Give an exact copy of every line, leaving images out.
==*==
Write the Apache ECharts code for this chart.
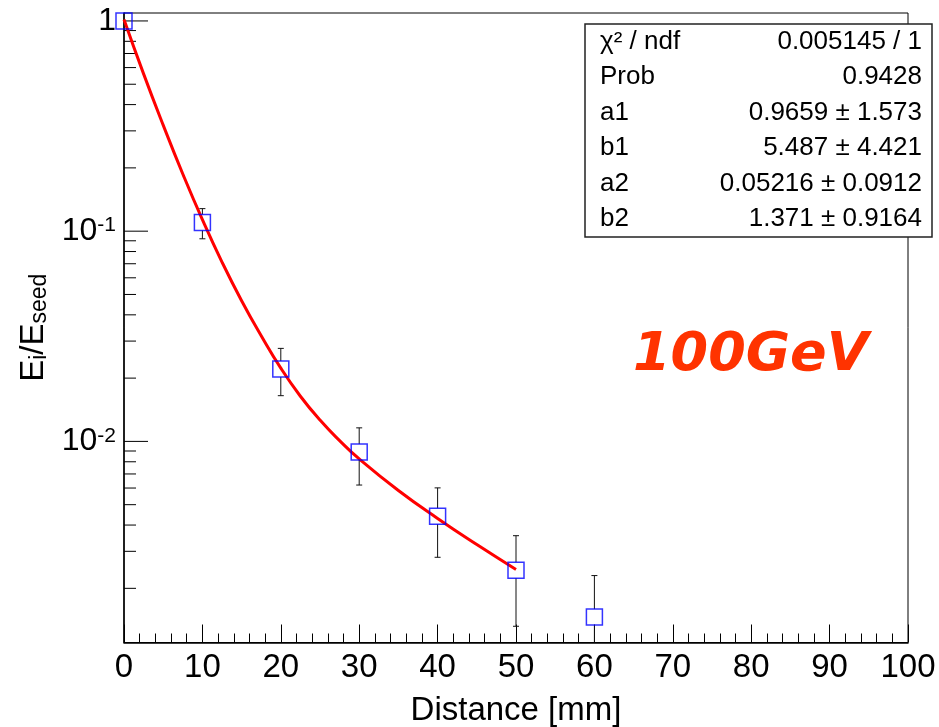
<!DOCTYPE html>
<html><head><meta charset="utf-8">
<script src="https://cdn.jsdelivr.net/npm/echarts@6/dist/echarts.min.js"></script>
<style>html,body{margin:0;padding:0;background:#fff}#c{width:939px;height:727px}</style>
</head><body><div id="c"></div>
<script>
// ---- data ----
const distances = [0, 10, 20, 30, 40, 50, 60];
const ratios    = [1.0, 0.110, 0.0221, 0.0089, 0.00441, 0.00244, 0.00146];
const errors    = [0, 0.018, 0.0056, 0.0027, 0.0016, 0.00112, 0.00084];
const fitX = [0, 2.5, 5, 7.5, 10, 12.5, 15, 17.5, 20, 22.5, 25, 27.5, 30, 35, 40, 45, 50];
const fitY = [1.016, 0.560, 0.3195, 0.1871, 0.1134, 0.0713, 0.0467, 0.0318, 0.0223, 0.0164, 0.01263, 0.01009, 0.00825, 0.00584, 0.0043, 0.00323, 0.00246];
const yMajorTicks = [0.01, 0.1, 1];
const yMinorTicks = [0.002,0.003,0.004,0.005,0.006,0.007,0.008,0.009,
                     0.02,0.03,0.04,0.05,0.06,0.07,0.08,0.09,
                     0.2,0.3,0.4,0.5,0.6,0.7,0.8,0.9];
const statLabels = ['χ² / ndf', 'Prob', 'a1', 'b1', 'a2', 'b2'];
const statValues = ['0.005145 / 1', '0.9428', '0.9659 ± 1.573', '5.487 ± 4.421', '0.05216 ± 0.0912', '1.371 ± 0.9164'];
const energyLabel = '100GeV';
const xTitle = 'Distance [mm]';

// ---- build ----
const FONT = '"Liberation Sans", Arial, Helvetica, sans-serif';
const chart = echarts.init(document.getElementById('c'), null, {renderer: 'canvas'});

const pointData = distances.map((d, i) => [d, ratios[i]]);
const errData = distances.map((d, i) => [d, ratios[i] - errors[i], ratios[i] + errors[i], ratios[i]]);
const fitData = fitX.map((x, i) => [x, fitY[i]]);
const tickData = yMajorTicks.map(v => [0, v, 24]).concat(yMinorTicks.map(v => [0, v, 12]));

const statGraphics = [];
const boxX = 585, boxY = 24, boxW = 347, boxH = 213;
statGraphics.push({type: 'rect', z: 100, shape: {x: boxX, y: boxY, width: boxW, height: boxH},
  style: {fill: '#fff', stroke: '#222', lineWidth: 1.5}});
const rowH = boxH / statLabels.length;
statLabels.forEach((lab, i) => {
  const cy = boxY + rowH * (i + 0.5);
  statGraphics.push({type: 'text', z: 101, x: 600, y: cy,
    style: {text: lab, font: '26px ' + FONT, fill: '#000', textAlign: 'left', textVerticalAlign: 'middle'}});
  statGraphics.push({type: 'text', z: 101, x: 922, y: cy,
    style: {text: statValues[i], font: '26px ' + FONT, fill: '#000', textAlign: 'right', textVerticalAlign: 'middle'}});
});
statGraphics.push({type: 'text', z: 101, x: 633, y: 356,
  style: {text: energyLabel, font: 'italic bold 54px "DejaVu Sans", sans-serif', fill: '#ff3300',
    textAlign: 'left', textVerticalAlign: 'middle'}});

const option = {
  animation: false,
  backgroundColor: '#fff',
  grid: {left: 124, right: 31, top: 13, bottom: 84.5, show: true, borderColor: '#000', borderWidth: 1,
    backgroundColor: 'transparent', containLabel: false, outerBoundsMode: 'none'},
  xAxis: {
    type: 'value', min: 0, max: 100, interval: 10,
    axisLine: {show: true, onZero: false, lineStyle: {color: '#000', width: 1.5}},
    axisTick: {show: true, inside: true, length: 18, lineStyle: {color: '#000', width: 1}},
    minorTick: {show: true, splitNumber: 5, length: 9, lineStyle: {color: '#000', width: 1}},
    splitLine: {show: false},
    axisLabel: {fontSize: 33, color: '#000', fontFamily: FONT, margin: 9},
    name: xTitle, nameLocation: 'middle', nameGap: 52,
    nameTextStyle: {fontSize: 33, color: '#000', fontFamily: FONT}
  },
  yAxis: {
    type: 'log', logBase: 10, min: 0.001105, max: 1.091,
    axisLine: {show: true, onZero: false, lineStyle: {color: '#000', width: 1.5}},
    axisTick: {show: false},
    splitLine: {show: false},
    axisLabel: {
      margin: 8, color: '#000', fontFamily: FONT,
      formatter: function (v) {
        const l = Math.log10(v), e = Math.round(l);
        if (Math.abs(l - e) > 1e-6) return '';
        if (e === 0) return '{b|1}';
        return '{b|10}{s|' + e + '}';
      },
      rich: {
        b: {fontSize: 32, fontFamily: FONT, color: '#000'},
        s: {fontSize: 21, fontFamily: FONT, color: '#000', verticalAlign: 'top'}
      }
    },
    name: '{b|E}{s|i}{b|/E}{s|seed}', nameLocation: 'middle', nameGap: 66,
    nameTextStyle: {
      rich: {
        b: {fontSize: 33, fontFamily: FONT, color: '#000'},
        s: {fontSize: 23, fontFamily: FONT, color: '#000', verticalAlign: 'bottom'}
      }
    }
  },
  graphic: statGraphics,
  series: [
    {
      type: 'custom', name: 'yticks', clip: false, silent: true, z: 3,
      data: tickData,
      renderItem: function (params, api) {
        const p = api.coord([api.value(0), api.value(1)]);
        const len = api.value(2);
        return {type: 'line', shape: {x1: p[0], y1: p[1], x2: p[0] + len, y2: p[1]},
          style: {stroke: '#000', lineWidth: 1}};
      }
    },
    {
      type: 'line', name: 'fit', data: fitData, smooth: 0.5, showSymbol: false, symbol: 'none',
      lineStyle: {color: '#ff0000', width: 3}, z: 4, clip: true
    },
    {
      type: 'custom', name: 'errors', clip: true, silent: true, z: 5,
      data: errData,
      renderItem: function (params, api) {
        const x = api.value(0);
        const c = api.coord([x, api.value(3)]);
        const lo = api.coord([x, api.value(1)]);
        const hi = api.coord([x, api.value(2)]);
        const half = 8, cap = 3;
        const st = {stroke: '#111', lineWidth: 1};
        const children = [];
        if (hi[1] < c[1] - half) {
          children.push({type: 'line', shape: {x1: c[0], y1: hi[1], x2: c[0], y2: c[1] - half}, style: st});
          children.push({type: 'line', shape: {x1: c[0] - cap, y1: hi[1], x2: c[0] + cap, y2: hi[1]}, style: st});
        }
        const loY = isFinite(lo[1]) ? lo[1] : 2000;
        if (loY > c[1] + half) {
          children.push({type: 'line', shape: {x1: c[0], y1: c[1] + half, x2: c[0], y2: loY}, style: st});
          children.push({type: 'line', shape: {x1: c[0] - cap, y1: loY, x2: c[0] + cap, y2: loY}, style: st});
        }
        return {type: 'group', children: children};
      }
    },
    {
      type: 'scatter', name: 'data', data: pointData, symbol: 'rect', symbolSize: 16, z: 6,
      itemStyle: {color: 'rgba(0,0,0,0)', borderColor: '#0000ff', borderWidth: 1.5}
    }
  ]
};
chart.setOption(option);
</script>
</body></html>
==*==
SOLUTION FOR THIS PROBLEM —
Write the Apache ECharts code for this chart.
<!DOCTYPE html>
<html><head><meta charset="utf-8">
<script src="https://cdn.jsdelivr.net/npm/echarts@6/dist/echarts.min.js"></script>
<style>html,body{margin:0;padding:0;background:#fff}#c{width:939px;height:727px}</style>
</head><body><div id="c"></div>
<script>
// ---- data ----
const distances = [0, 10, 20, 30, 40, 50, 60];
const ratios    = [1.0, 0.110, 0.0221, 0.0089, 0.00441, 0.00244, 0.00146];
const errors    = [0, 0.018, 0.0056, 0.0027, 0.0016, 0.00112, 0.00084];
const fitX = [0, 2.5, 5, 7.5, 10, 12.5, 15, 17.5, 20, 22.5, 25, 27.5, 30, 35, 40, 45, 50];
const fitY = [1.016, 0.560, 0.3195, 0.1871, 0.1134, 0.0713, 0.0467, 0.0318, 0.0223, 0.0164, 0.01263, 0.01009, 0.00825, 0.00584, 0.0043, 0.00323, 0.00246];
const yMajorTicks = [0.01, 0.1, 1];
const yMinorTicks = [0.002,0.003,0.004,0.005,0.006,0.007,0.008,0.009,
                     0.02,0.03,0.04,0.05,0.06,0.07,0.08,0.09,
                     0.2,0.3,0.4,0.5,0.6,0.7,0.8,0.9];
const statLabels = ['χ² / ndf', 'Prob', 'a1', 'b1', 'a2', 'b2'];
const statValues = ['0.005145 / 1', '0.9428', '0.9659 ± 1.573', '5.487 ± 4.421', '0.05216 ± 0.0912', '1.371 ± 0.9164'];
const energyLabel = '100GeV';
const xTitle = 'Distance [mm]';

// ---- build ----
const FONT = '"Liberation Sans", Arial, Helvetica, sans-serif';
const chart = echarts.init(document.getElementById('c'), null, {renderer: 'canvas'});

const pointData = distances.map((d, i) => [d, ratios[i]]);
const errData = distances.map((d, i) => [d, ratios[i] - errors[i], ratios[i] + errors[i], ratios[i]]);
const fitData = fitX.map((x, i) => [x, fitY[i]]);
const tickData = yMajorTicks.map(v => [0, v, 24]).concat(yMinorTicks.map(v => [0, v, 12]));

const statGraphics = [];
const boxX = 585, boxY = 24, boxW = 347, boxH = 213;
statGraphics.push({type: 'rect', z: 100, shape: {x: boxX, y: boxY, width: boxW, height: boxH},
  style: {fill: '#fff', stroke: '#222', lineWidth: 1.5}});
const rowH = boxH / statLabels.length;
statLabels.forEach((lab, i) => {
  const cy = boxY + rowH * (i + 0.5);
  statGraphics.push({type: 'text', z: 101, x: 600, y: cy,
    style: {text: lab, font: '26px ' + FONT, fill: '#000', textAlign: 'left', textVerticalAlign: 'middle'}});
  statGraphics.push({type: 'text', z: 101, x: 922, y: cy,
    style: {text: statValues[i], font: '26px ' + FONT, fill: '#000', textAlign: 'right', textVerticalAlign: 'middle'}});
});
statGraphics.push({type: 'text', z: 101, x: 633, y: 356,
  style: {text: energyLabel, font: 'italic bold 54px "DejaVu Sans", sans-serif', fill: '#ff3300',
    textAlign: 'left', textVerticalAlign: 'middle'}});

const option = {
  animation: false,
  backgroundColor: '#fff',
  grid: {left: 124, right: 31, top: 13, bottom: 84.5, show: true, borderColor: '#000', borderWidth: 1,
    backgroundColor: 'transparent', containLabel: false, outerBoundsMode: 'none'},
  xAxis: {
    type: 'value', min: 0, max: 100, interval: 10,
    axisLine: {show: true, onZero: false, lineStyle: {color: '#000', width: 1.5}},
    axisTick: {show: true, inside: true, length: 18, lineStyle: {color: '#000', width: 1}},
    minorTick: {show: true, splitNumber: 5, length: 9, lineStyle: {color: '#000', width: 1}},
    splitLine: {show: false},
    axisLabel: {fontSize: 33, color: '#000', fontFamily: FONT, margin: 9},
    name: xTitle, nameLocation: 'middle', nameGap: 52,
    nameTextStyle: {fontSize: 33, color: '#000', fontFamily: FONT}
  },
  yAxis: {
    type: 'log', logBase: 10, min: 0.001105, max: 1.091,
    axisLine: {show: true, onZero: false, lineStyle: {color: '#000', width: 1.5}},
    axisTick: {show: false},
    splitLine: {show: false},
    axisLabel: {
      margin: 8, color: '#000', fontFamily: FONT,
      formatter: function (v) {
        const l = Math.log10(v), e = Math.round(l);
        if (Math.abs(l - e) > 1e-6) return '';
        if (e === 0) return '{b|1}';
        return '{b|10}{s|' + e + '}';
      },
      rich: {
        b: {fontSize: 32, fontFamily: FONT, color: '#000'},
        s: {fontSize: 21, fontFamily: FONT, color: '#000', verticalAlign: 'top'}
      }
    },
    name: '{b|E}{s|i}{b|/E}{s|seed}', nameLocation: 'middle', nameGap: 66,
    nameTextStyle: {
      rich: {
        b: {fontSize: 33, fontFamily: FONT, color: '#000'},
        s: {fontSize: 23, fontFamily: FONT, color: '#000', verticalAlign: 'bottom'}
      }
    }
  },
  graphic: statGraphics,
  series: [
    {
      type: 'custom', name: 'yticks', clip: false, silent: true, z: 3,
      data: tickData,
      renderItem: function (params, api) {
        const p = api.coord([api.value(0), api.value(1)]);
        const len = api.value(2);
        return {type: 'line', shape: {x1: p[0], y1: p[1], x2: p[0] + len, y2: p[1]},
          style: {stroke: '#000', lineWidth: 1}};
      }
    },
    {
      type: 'line', name: 'fit', data: fitData, smooth: 0.5, showSymbol: false, symbol: 'none',
      lineStyle: {color: '#ff0000', width: 3}, z: 4, clip: true
    },
    {
      type: 'custom', name: 'errors', clip: true, silent: true, z: 5,
      data: errData,
      renderItem: function (params, api) {
        const x = api.value(0);
        const c = api.coord([x, api.value(3)]);
        const lo = api.coord([x, api.value(1)]);
        const hi = api.coord([x, api.value(2)]);
        const half = 8, cap = 3;
        const st = {stroke: '#111', lineWidth: 1};
        const children = [];
        if (hi[1] < c[1] - half) {
          children.push({type: 'line', shape: {x1: c[0], y1: hi[1], x2: c[0], y2: c[1] - half}, style: st});
          children.push({type: 'line', shape: {x1: c[0] - cap, y1: hi[1], x2: c[0] + cap, y2: hi[1]}, style: st});
        }
        const loY = isFinite(lo[1]) ? lo[1] : 2000;
        if (loY > c[1] + half) {
          children.push({type: 'line', shape: {x1: c[0], y1: c[1] + half, x2: c[0], y2: loY}, style: st});
          children.push({type: 'line', shape: {x1: c[0] - cap, y1: loY, x2: c[0] + cap, y2: loY}, style: st});
        }
        return {type: 'group', children: children};
      }
    },
    {
      type: 'scatter', name: 'data', data: pointData, symbol: 'rect', symbolSize: 16, z: 6,
      itemStyle: {color: 'rgba(0,0,0,0)', borderColor: '#0000ff', borderWidth: 1.5}
    }
  ]
};
chart.setOption(option);
</script>
</body></html>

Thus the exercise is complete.